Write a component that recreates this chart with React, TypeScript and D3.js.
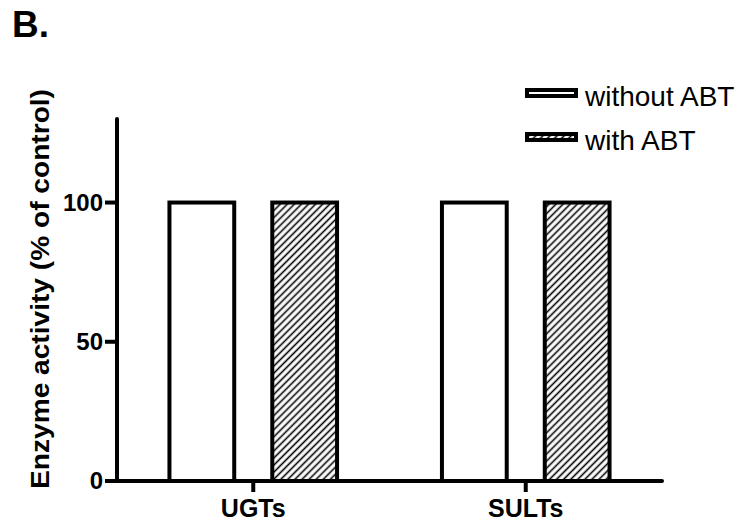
import React from 'react';
import * as d3 from 'd3';

const categories = ['UGTs', 'SULTs'];
const seriesNames = ['without ABT', 'with ABT'];
const withoutABT = [100, 100];
const withABT = [100, 100];
const yTicks = [0, 50, 100];

const W = 744;
const H = 522;
const FONT = 'Liberation Sans, Arial, Helvetica, sans-serif';

export default function App() {
  const x0 = 117, x1 = 662;
  const yBottom = 481, yTop = 119;

  const x = d3.scaleBand<string>().domain(categories).range([x0, x1]).padding(0);
  const xSub = d3.scaleBand<string>()
    .domain(seriesNames)
    .range([0, x.bandwidth()])
    .paddingInner(0.37)
    .paddingOuter(0.51);
  const y = d3.scaleLinear().domain([0, 130]).range([yBottom, yTop]);

  const series = [
    { name: seriesNames[0], values: withoutABT, fill: '#fff' },
    { name: seriesNames[1], values: withABT, fill: 'url(#hatch)' },
  ];

  return (
    <svg width={W} height={H} style={{ position: 'absolute', left: 0, top: 0, background: '#fff' }}>
      <defs>
        <pattern id="hatch" patternUnits="userSpaceOnUse" width={5} height={5} patternTransform="rotate(45)">
          <rect width={5} height={5} fill="#fff" />
          <line x1={2.5} y1={0} x2={2.5} y2={5} stroke="#000" strokeWidth={1.6} />
        </pattern>
      </defs>

      {/* panel letter */}
      <text x={12} y={37} fontFamily={FONT} fontWeight="bold" fontSize={37}>B.</text>

      {/* bars */}
      {series.map(s => (
        <g key={s.name}>
          {categories.map((c, i) => {
            const bx = (x(c) ?? 0) + (xSub(s.name) ?? 0);
            return (
              <rect
                key={c}
                x={bx}
                y={y(s.values[i])}
                width={xSub.bandwidth()}
                height={yBottom - y(s.values[i])}
                fill={s.fill}
                stroke="#000"
                strokeWidth={4}
              />
            );
          })}
        </g>
      ))}

      {/* y axis */}
      <line x1={x0} x2={x0} y1={yTop} y2={yBottom} stroke="#000" strokeWidth={4} strokeLinecap="round" />
      {yTicks.map(t => (
        <g key={t}>
          <line x1={x0 - 12} x2={x0} y1={y(t)} y2={y(t)} stroke="#000" strokeWidth={4} />
          <text x={x0 - 14} y={y(t)} dy="0.35em" textAnchor="end" fontFamily={FONT} fontWeight="bold" fontSize={24}>
            {t}
          </text>
        </g>
      ))}

      {/* x axis */}
      <line x1={x0} x2={x1} y1={yBottom} y2={yBottom} stroke="#000" strokeWidth={4} strokeLinecap="round" />
      {categories.map(c => {
        const cx = (x(c) ?? 0) + x.bandwidth() / 2;
        return (
          <g key={c}>
            <line x1={cx} x2={cx} y1={yBottom} y2={yBottom + 11} stroke="#000" strokeWidth={4} />
            <text x={cx} y={517} textAnchor="middle" fontFamily={FONT} fontWeight="bold" fontSize={25}>
              {c}
            </text>
          </g>
        );
      })}

      {/* y title */}
      <text
        transform="translate(49,289) rotate(-90)"
        textAnchor="middle"
        fontFamily={FONT}
        fontWeight="bold"
        fontSize={25}
        textLength={400}
        lengthAdjust="spacingAndGlyphs"
      >
        Enzyme activity (% of control)
      </text>

      {/* legend */}
      {series.map((s, i) => (
        <g key={s.name} transform={`translate(527,${90 + i * 44})`}>
          <rect x={0} y={0} width={49} height={6} fill={s.fill} stroke="#000" strokeWidth={4} />
          <text x={58} y={16} fontFamily={FONT} fontSize={28}>{s.name}</text>
        </g>
      ))}
    </svg>
  );
}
********
#### EXERCISE REQUIREMENTS
Without the pictures, copy the material exactly as given.

#### RESULT OF THE TASK
Write a component that recreates this chart with React, TypeScript and D3.js.
import React from 'react';
import * as d3 from 'd3';

const categories = ['UGTs', 'SULTs'];
const seriesNames = ['without ABT', 'with ABT'];
const withoutABT = [100, 100];
const withABT = [100, 100];
const yTicks = [0, 50, 100];

const W = 744;
const H = 522;
const FONT = 'Liberation Sans, Arial, Helvetica, sans-serif';

export default function App() {
  const x0 = 117, x1 = 662;
  const yBottom = 481, yTop = 119;

  const x = d3.scaleBand<string>().domain(categories).range([x0, x1]).padding(0);
  const xSub = d3.scaleBand<string>()
    .domain(seriesNames)
    .range([0, x.bandwidth()])
    .paddingInner(0.37)
    .paddingOuter(0.51);
  const y = d3.scaleLinear().domain([0, 130]).range([yBottom, yTop]);

  const series = [
    { name: seriesNames[0], values: withoutABT, fill: '#fff' },
    { name: seriesNames[1], values: withABT, fill: 'url(#hatch)' },
  ];

  return (
    <svg width={W} height={H} style={{ position: 'absolute', left: 0, top: 0, background: '#fff' }}>
      <defs>
        <pattern id="hatch" patternUnits="userSpaceOnUse" width={5} height={5} patternTransform="rotate(45)">
          <rect width={5} height={5} fill="#fff" />
          <line x1={2.5} y1={0} x2={2.5} y2={5} stroke="#000" strokeWidth={1.6} />
        </pattern>
      </defs>

      {/* panel letter */}
      <text x={12} y={37} fontFamily={FONT} fontWeight="bold" fontSize={37}>B.</text>

      {/* bars */}
      {series.map(s => (
        <g key={s.name}>
          {categories.map((c, i) => {
            const bx = (x(c) ?? 0) + (xSub(s.name) ?? 0);
            return (
              <rect
                key={c}
                x={bx}
                y={y(s.values[i])}
                width={xSub.bandwidth()}
                height={yBottom - y(s.values[i])}
                fill={s.fill}
                stroke="#000"
                strokeWidth={4}
              />
            );
          })}
        </g>
      ))}

      {/* y axis */}
      <line x1={x0} x2={x0} y1={yTop} y2={yBottom} stroke="#000" strokeWidth={4} strokeLinecap="round" />
      {yTicks.map(t => (
        <g key={t}>
          <line x1={x0 - 12} x2={x0} y1={y(t)} y2={y(t)} stroke="#000" strokeWidth={4} />
          <text x={x0 - 14} y={y(t)} dy="0.35em" textAnchor="end" fontFamily={FONT} fontWeight="bold" fontSize={24}>
            {t}
          </text>
        </g>
      ))}

      {/* x axis */}
      <line x1={x0} x2={x1} y1={yBottom} y2={yBottom} stroke="#000" strokeWidth={4} strokeLinecap="round" />
      {categories.map(c => {
        const cx = (x(c) ?? 0) + x.bandwidth() / 2;
        return (
          <g key={c}>
            <line x1={cx} x2={cx} y1={yBottom} y2={yBottom + 11} stroke="#000" strokeWidth={4} />
            <text x={cx} y={517} textAnchor="middle" fontFamily={FONT} fontWeight="bold" fontSize={25}>
              {c}
            </text>
          </g>
        );
      })}

      {/* y title */}
      <text
        transform="translate(49,289) rotate(-90)"
        textAnchor="middle"
        fontFamily={FONT}
        fontWeight="bold"
        fontSize={25}
        textLength={400}
        lengthAdjust="spacingAndGlyphs"
      >
        Enzyme activity (% of control)
      </text>

      {/* legend */}
      {series.map((s, i) => (
        <g key={s.name} transform={`translate(527,${90 + i * 44})`}>
          <rect x={0} y={0} width={49} height={6} fill={s.fill} stroke="#000" strokeWidth={4} />
          <text x={58} y={16} fontFamily={FONT} fontSize={28}>{s.name}</text>
        </g>
      ))}
    </svg>
  );
}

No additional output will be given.